Suppose $V$ and $W$ are finite-dimensional vector spaces and $X\leq V$ and $Y \leq W.$
I need to show that $$\dim\{\alpha \in \mathcal{L}(V,W) \, : \, \alpha(X) \subseteq Y\}=\dim X \times \dim Y + \operatorname{codim}X \times \dim W.$$
$\color{red}{\text{Is what I write below a valid proof? Is there a better coordinate-free proof?}}$
Proof(?).
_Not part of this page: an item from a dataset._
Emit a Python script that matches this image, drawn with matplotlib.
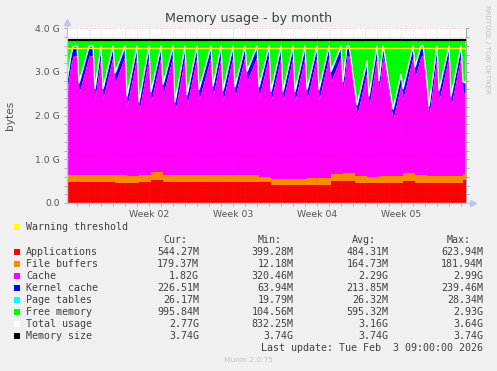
import numpy as np
import matplotlib
matplotlib.use("Agg")
import matplotlib.pyplot as plt
from matplotlib.patches import Rectangle

# ---------------- data (GiB) ----------------
# total usage, sampled every 4 hours (1/6 day)
total_usage = [
    2.80, 3.10, 3.40, 3.58, 3.60, 3.60, 2.75, 2.92, 3.09, 3.26,
    3.43, 3.60, 3.60, 3.60, 2.62, 2.95, 3.27, 3.60, 2.62, 2.82,
    3.01, 3.21, 3.40, 3.60, 2.98, 3.10, 3.23, 3.35, 3.48, 3.60,
    2.45, 2.68, 2.91, 3.14, 3.37, 3.60, 2.32, 2.58, 2.83, 3.09,
    3.34, 3.60, 2.55, 2.76, 2.97, 3.18, 3.39, 3.60, 2.72, 2.90,
    3.07, 3.25, 3.42, 3.60, 2.32, 2.58, 2.83, 3.09, 3.34, 3.60,
    2.48, 2.70, 2.93, 3.15, 3.38, 3.60, 2.60, 2.77, 2.93, 3.10,
    3.27, 3.43, 3.60, 2.68, 2.91, 3.14, 3.37, 3.60, 2.58, 2.78,
    2.99, 3.19, 3.40, 3.60, 2.66, 2.85, 3.04, 3.22, 3.41, 3.60,
    3.02, 3.14, 3.25, 3.37, 3.48, 3.60, 2.66, 2.85, 3.04, 3.22,
    3.41, 3.60, 2.56, 2.77, 2.98, 3.18, 3.39, 3.60, 2.56, 2.77,
    2.98, 3.18, 3.39, 3.60, 2.56, 2.77, 2.98, 3.18, 3.39, 3.60,
    2.60, 2.80, 3.00, 3.20, 3.40, 3.60, 2.60, 2.80, 3.00, 3.20,
    3.40, 3.60, 3.02, 3.14, 3.25, 3.37, 3.48, 3.60, 2.78, 3.19,
    3.60, 3.60, 3.30, 2.95, 2.60, 2.25, 2.45, 2.65, 2.85, 3.05,
    3.25, 2.45, 2.74, 3.03, 3.31, 3.60, 2.80, 3.20, 3.60, 3.35,
    3.05, 2.75, 2.45, 2.15, 2.35, 2.55, 2.75, 2.95, 2.62, 2.82,
    3.01, 3.21, 3.40, 3.60, 3.12, 3.28, 3.44, 3.60, 3.60, 3.20,
    2.75, 2.22, 2.57, 2.91, 3.26, 3.60, 2.58, 2.78, 2.99, 3.19,
    3.40, 3.60, 2.45, 2.68, 2.91, 3.14, 3.37, 3.60, 2.78, 2.77,
]
# daily values
applications = [0.47, 0.47, 0.47, 0.47, 0.46, 0.45, 0.47, 0.52, 0.47, 0.47,
                0.47, 0.47, 0.47, 0.47, 0.47, 0.47, 0.47, 0.41, 0.41, 0.41,
                0.41, 0.41, 0.50, 0.51, 0.45, 0.45, 0.45, 0.45, 0.50, 0.45,
                0.45, 0.45, 0.45, 0.53]
file_buffers = [0.17, 0.16, 0.17, 0.17, 0.17, 0.17, 0.17, 0.20, 0.18, 0.18,
                0.18, 0.18, 0.18, 0.18, 0.17, 0.17, 0.13, 0.13, 0.14, 0.15,
                0.16, 0.16, 0.17, 0.17, 0.16, 0.15, 0.17, 0.17, 0.18, 0.18,
                0.17, 0.17, 0.16, 0.14]
kernel_cache = [0.20, 0.21, 0.21, 0.21, 0.21, 0.21, 0.21, 0.21, 0.21, 0.21,
                0.21, 0.21, 0.21, 0.21, 0.21, 0.21, 0.21, 0.21, 0.21, 0.21,
                0.21, 0.21, 0.21, 0.21, 0.21, 0.22, 0.21, 0.21, 0.21, 0.21,
                0.21, 0.21, 0.21, 0.22]
page_tables = [0.026, 0.026, 0.026, 0.026, 0.026, 0.026, 0.026, 0.026, 0.026, 0.026,
               0.026, 0.026, 0.026, 0.026, 0.026, 0.026, 0.026, 0.026, 0.026, 0.026,
               0.026, 0.026, 0.026, 0.026, 0.026, 0.026, 0.026, 0.026, 0.026, 0.026,
               0.026, 0.026, 0.026, 0.026]
memory_size = 3.74
warning_threshold = 3.56

week_labels = ["Week 02", "Week 03", "Week 04", "Week 05"]
week_positions = [6.83, 13.83, 20.83, 27.83]   # days from left edge
y_ticks = [0, 1, 2, 3, 4]
y_ticklabels = ["0.0", "1.0 G", "2.0 G", "3.0 G", "4.0 G"]

legend_names = ["Applications", "File buffers", "Cache", "Kernel cache",
                "Page tables", "Free memory", "Total usage", "Memory size"]
legend_colors = ["#FF0000", "#FF8C00", "#FF00FF", "#0000FF",
                 "#00FFFF", "#00FF00", "#FFFFFF", "#000000"]
cur_vals = ["544.27M", "179.37M", "1.82G", "226.51M", "26.17M", "995.84M", "2.77G", "3.74G"]
min_vals = ["399.28M", "12.18M", "320.46M", "63.94M", "19.79M", "104.56M", "832.25M", "3.74G"]
avg_vals = ["484.31M", "164.73M", "2.29G", "213.85M", "26.32M", "595.32M", "3.16G", "3.74G"]
max_vals = ["623.94M", "181.94M", "2.99G", "239.46M", "28.34M", "2.93G", "3.64G", "3.74G"]

# ---------------- figure ----------------
W, H = 497, 371
fig = plt.figure(figsize=(W / 100, H / 100), dpi=100, facecolor="#F0F0F0")
L, R, T, B = 67, 466, 28.3, 203
ax = fig.add_axes([L / W, 1 - B / H, (R - L) / W, (B - T) / H])
ax.set_facecolor("white")

tot = np.array(total_usage)
t = np.arange(len(tot)) / 6.0
day_idx = np.minimum(np.arange(len(tot)) // 6, len(kernel_cache) - 1)
kern = np.array(kernel_cache)[day_idx]
pt = np.array(page_tables)[day_idx]

days = np.arange(len(applications) + 1, dtype=float)
days[-1] = 33.25
apps = np.append(applications, applications[-1])
bufs = np.append(file_buffers, file_buffers[-1])

ax.fill_between(t, tot, memory_size, color="#00FF00", lw=0, zorder=1)
ax.fill_between(t, tot - pt, tot, color="#00FFFF", lw=0, zorder=2)
ax.fill_between(t, tot - pt - kern, tot - pt, color="#0000FF", lw=0, zorder=3)
ax.fill_between(t, 0, tot - pt - kern, color="#FF00FF", lw=0, zorder=4)
ax.fill_between(days, 0, apps + bufs, step="post", color="#FF8C00", lw=0, zorder=5)
ax.fill_between(days, 0, apps, step="post", color="#FF0000", lw=0, zorder=6)
ax.plot(t, tot, color="white", lw=0.9, zorder=7)
ax.axhline(memory_size, color="black", lw=1.6, zorder=8)
ax.axhline(warning_threshold, color="#FFFF00", lw=1.0, zorder=9)

ax.set_xlim(0, 33.25)
ax.set_ylim(0, 4.0)

# grid
for d in np.arange(0.83, 33.25, 1.0):
    major = any(abs(d - w) < 0.05 for w in week_positions)
    ax.axvline(d, color=(0.9, 0.3, 0.3, 0.5) if major else (0.45, 0.45, 0.45, 0.35),
               lw=0.6, ls=(0, (1, 2)), zorder=10)
for yv in np.arange(0.2, 4.01, 0.2):
    major = abs(yv - round(yv)) < 1e-6
    ax.axhline(yv, color=(0.9, 0.3, 0.3, 0.5) if major else (0.45, 0.45, 0.45, 0.35),
               lw=0.6, ls=(0, (1, 2)), zorder=10)

for s in ["top", "left", "bottom"]:
    ax.spines[s].set_visible(False)
ax.spines["right"].set_color("#A8A8A8")
ax.spines["right"].set_linewidth(0.8)

ax.set_yticks(y_ticks)
ax.set_yticklabels(y_ticklabels)
ax.set_yticks(np.arange(0, 4.01, 0.2), minor=True)
ax.set_xticks(week_positions)
ax.set_xticklabels(week_labels)
ax.set_xticks(np.arange(0.83, 33.25, 1.0), minor=True)
ax.tick_params(axis="both", which="both", length=2, width=0.6, color="#A0A0A0",
               labelsize=6.7, labelcolor="#555555", pad=3)
ax.tick_params(axis="y", which="both", right=True)

# axes with arrows
axc = "#C0C4F0"
ax.plot([0, 0], [0, 1.033], transform=ax.transAxes, color=axc, lw=1, clip_on=False, zorder=11)
ax.plot([0], [1.036], transform=ax.transAxes, marker="^", ms=4, color=axc, clip_on=False, zorder=11)
ax.plot([0, 1.015], [0, 0], transform=ax.transAxes, color=axc, lw=1, clip_on=False, zorder=11)
ax.plot([1.0175], [0], transform=ax.transAxes, marker=">", ms=4, color=axc, clip_on=False, zorder=11)

def fx(x):
    return x / W

def fy(y):
    return 1 - y / H

fig.text(fx(248.5), fy(18.5), "Memory usage - by month", ha="center", va="center",
         fontsize=9.1, color="#404040")
fig.text(fx(10), fy(115), "bytes", rotation=90, ha="center", va="center",
         fontsize=7.6, color="#555555")
fig.text(fx(486.5), fy(5), "RRDTOOL / TOBI OETIKER", rotation=270, ha="center", va="top",
         fontsize=5.0, color="#C0C0C0")

mono = "DejaVu Sans Mono"
tc = "#404040"
fs = 7.2
# warning threshold row
fig.add_artist(Rectangle((fx(14), fy(230.3)), 6 / W, 6 / H, transform=fig.transFigure,
                         facecolor="#FFFF00", edgecolor="none"))
fig.text(fx(26), fy(227.3), "Warning threshold", family=mono, fontsize=fs, color=tc,
         ha="left", va="center")
# headers
for xr, h in zip([187, 281.7, 376, 470.7], ["Cur:", "Min:", "Avg:", "Max:"]):
    fig.text(fx(xr), fy(240), h, family=mono, fontsize=fs, color=tc, ha="right", va="center")
for k, name in enumerate(legend_names):
    yc = 251.7 + 12 * k
    fig.add_artist(Rectangle((fx(14), fy(yc + 3)), 6 / W, 6 / H, transform=fig.transFigure,
                             facecolor=legend_colors[k], edgecolor="none"))
    fig.text(fx(26), fy(yc), name, family=mono, fontsize=fs, color=tc, ha="left", va="center")
    for xr, vals in zip([199, 293.3, 388.7, 483], [cur_vals, min_vals, avg_vals, max_vals]):
        fig.text(fx(xr), fy(yc), vals[k], family=mono, fontsize=fs, color=tc,
                 ha="right", va="center")
fig.text(fx(483), fy(347.7), "Last update: Tue Feb  3 09:00:00 2026", family=mono,
         fontsize=fs, color=tc, ha="right", va="center")
fig.text(fx(248), fy(360.3), "Munin 2.0.75", fontsize=5.4, color="#C4C4C4",
         ha="center", va="center")

fig.savefig("out.png", dpi=100, facecolor=fig.get_facecolor())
Start by taking bases $\{x_1,\ldots,x_r\}$ and $\{y_1,\ldots,y_s\}$ for $X$ and $Y.$
Extend these to bases $\{x_1,\ldots,x_r,v_{r+1},\ldots,v_m\}$ and $\{y_1,\ldots,y_s,w_{s+1},\ldots,w_n\}$ for $V$ and $W.$
A linear map $\alpha:V \to W$ satisfies $\alpha(X)\subseteq Y$ if and only if its matrix with respect to these bases looks like $$\begin{bmatrix} * & * \\ O & * \end{bmatrix}$$ where $O$ is the $(n-s)\times r$ zero matrix.
It follows that $$\dim\{\alpha \in \mathcal{L}(V,W) \, : \, \alpha(X) \subseteq Y\}=mn-(n-s)r=rs+(m-r)n$$ and this is what we wanted.